Joncheret a été licencié de l’usine de Trignac pour activités syndicales et trouve un emploi de

caviste à la coopérative. Désormais à l’abri de la vindicte patronale, il peut poursuivre

librement ses activités syndicales et politiques. Il occupera le poste de deuxième adjoint

jusqu’à son décès en 1937. Le troisième adjoint est Armand Gidel le directeur-gérant de la

coopérative. En 1945, Armand Gidel, une dernière fois, collabore à l’ultime municipalité de

« l’ère Lambot » qui s’achève en 1947.

Des liens étroits ont été tissés dès le 19e siècle entre les élus et l’économie sociale. Les

coopératives de consommation ne pouvaient les laisser indifférent car elles luttaient, avec des

moyens démocratiques, dans le domaine primordial de l’alimentation des classes laborieuses.

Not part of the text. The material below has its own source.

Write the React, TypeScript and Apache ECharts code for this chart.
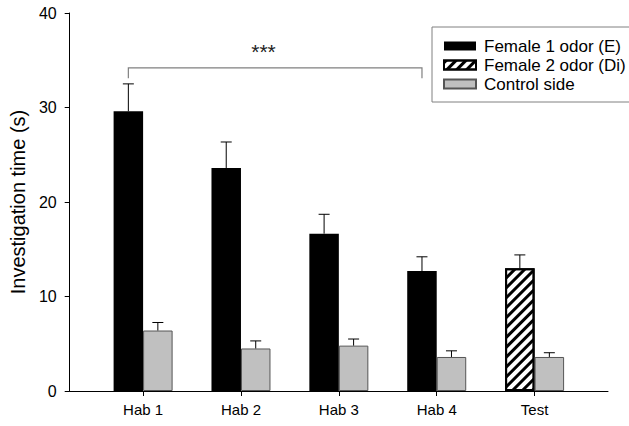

Au lendemain de la seconde guerre mondiale, une large partie de l’économie sociale

accompagne la puissance publique. Au niveau de la santé, la mutualité soutien par un salaire

indirect le pouvoir d’achat des salariés, et les coopératives poursuivent leur lutte contre la

cherté de la vie. Après mai 1968, l’économie sociale voit apparaitre « l’économie alternative »

qui est, en partie, à l’origine de « l’économie solidaire » dont les élus vont désormais faire

usage dans les périodes de crise économique.